▶ _EXERCISE DESCRIPTION_:
Search the records for "diagram". Copy every line where it appears.

Recorded data:
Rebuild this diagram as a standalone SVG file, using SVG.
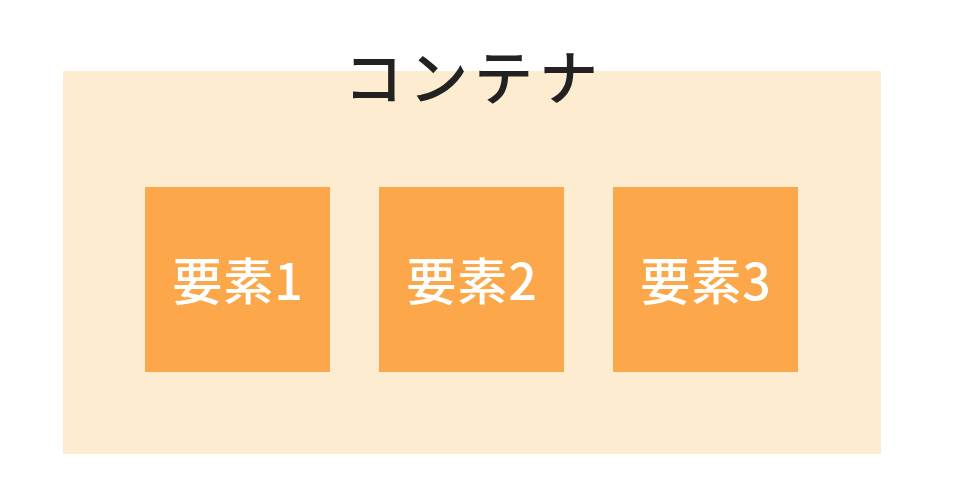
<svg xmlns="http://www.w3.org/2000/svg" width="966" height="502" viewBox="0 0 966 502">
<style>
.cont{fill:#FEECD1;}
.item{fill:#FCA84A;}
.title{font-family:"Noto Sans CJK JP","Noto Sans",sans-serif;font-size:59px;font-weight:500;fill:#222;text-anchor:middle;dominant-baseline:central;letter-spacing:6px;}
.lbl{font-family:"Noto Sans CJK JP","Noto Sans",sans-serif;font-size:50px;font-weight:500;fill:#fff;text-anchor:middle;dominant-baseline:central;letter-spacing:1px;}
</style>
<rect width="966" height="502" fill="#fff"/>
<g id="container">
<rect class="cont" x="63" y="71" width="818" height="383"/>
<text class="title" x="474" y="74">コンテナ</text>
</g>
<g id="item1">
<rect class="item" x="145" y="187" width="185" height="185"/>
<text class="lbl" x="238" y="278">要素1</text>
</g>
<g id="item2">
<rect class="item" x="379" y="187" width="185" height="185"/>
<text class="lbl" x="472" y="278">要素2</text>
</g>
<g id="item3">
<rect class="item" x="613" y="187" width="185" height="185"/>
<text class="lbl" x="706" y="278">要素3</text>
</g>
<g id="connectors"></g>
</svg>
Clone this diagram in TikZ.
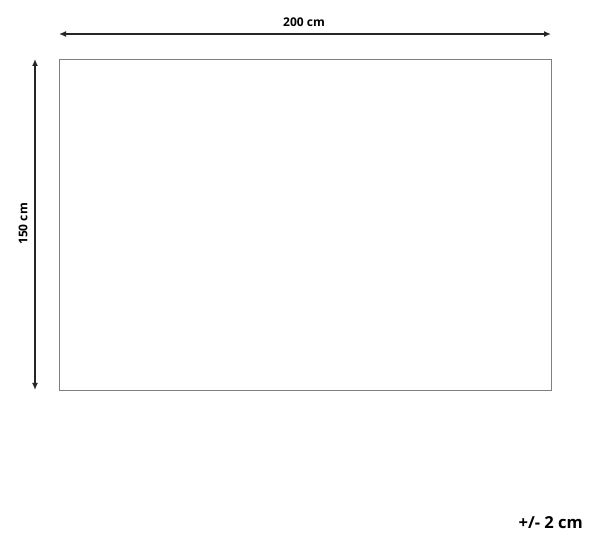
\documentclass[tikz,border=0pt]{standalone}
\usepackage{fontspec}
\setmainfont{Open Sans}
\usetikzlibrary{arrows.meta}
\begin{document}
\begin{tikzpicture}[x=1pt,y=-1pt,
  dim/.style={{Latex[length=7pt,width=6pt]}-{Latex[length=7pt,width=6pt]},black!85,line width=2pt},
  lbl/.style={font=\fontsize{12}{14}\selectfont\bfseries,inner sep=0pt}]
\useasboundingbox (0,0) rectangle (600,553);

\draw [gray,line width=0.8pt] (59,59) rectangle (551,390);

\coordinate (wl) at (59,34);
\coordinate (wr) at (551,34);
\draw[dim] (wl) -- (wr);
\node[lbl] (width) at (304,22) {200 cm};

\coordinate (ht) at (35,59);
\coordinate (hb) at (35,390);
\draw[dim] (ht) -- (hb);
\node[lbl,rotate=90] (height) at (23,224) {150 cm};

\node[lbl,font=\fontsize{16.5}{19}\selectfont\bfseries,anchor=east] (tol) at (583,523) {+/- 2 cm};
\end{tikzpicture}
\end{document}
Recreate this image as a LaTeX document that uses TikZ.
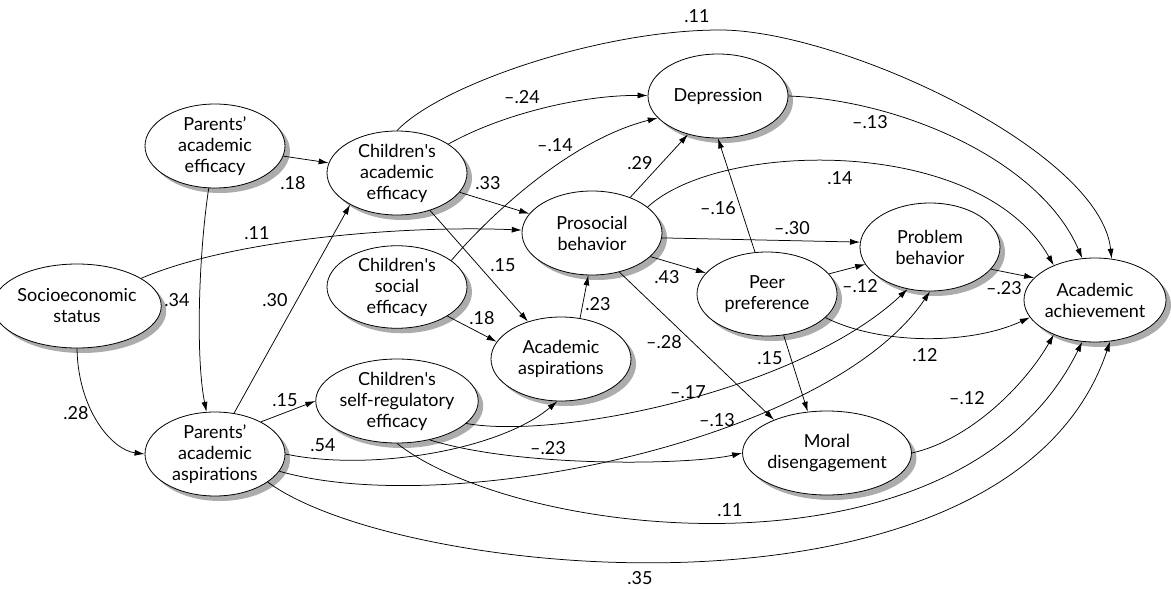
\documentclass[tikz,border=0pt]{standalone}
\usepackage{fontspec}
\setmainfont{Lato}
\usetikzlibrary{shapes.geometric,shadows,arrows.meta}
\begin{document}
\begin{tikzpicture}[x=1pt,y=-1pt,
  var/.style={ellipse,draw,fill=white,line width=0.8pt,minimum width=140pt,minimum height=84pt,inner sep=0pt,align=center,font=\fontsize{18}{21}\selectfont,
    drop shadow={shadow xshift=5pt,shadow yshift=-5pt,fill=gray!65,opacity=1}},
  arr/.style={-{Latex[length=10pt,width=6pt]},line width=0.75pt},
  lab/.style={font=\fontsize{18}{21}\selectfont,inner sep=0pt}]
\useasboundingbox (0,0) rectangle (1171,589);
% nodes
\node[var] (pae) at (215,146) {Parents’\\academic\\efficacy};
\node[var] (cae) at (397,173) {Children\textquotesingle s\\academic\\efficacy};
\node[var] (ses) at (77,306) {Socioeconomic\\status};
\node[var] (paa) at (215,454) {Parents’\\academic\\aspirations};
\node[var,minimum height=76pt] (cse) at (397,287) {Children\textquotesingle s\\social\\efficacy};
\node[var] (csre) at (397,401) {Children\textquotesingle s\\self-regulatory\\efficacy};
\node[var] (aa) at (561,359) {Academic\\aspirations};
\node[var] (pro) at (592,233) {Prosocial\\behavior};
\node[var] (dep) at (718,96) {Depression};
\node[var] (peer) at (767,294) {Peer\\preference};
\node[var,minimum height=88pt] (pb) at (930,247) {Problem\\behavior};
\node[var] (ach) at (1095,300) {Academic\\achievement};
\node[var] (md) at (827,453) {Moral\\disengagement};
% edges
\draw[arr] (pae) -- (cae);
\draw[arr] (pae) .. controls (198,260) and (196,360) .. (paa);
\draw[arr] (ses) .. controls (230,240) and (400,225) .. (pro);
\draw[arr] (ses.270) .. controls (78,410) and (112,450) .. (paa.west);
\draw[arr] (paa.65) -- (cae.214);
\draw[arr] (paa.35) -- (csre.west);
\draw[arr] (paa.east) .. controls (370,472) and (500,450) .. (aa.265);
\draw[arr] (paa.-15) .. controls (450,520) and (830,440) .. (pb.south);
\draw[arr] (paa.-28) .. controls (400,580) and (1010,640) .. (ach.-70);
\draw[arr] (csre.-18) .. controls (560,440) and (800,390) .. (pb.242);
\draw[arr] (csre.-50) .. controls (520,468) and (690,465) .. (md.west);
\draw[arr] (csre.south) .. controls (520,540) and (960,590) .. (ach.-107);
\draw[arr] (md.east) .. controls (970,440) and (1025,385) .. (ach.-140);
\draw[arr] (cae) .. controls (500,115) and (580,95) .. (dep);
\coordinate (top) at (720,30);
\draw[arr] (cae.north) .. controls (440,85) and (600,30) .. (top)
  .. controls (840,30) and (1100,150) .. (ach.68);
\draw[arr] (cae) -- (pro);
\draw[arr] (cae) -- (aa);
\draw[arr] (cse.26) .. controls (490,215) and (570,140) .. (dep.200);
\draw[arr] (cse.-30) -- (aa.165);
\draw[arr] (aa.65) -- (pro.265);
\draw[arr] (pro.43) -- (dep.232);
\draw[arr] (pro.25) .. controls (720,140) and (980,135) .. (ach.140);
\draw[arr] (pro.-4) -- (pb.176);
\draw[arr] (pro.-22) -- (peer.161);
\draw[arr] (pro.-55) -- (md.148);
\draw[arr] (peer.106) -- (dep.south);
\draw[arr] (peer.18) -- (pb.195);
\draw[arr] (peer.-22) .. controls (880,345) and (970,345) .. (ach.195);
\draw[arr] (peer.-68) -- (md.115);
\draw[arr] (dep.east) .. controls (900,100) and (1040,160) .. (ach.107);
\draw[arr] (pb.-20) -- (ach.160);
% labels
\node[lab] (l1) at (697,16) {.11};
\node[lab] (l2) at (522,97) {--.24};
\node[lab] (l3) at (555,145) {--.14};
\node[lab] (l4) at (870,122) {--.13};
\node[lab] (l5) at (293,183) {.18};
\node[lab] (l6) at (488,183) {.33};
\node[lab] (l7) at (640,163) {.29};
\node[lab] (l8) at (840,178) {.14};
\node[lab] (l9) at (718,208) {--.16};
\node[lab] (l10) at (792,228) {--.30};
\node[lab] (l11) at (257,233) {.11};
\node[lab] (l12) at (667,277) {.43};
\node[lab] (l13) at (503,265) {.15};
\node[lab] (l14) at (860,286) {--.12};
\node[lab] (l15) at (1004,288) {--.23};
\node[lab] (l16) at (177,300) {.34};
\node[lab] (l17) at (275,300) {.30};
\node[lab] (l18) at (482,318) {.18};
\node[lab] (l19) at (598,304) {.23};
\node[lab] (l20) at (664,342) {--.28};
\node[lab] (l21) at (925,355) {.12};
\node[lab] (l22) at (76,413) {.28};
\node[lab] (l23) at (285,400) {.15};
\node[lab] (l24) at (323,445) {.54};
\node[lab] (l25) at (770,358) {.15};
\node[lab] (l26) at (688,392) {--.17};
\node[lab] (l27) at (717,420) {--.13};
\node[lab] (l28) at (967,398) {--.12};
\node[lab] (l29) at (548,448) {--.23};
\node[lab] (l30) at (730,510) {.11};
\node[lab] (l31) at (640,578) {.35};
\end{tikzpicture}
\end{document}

▶ _FINAL RESULT_:
Rebuild this diagram as a standalone SVG file, using SVG.
Clone this diagram in TikZ.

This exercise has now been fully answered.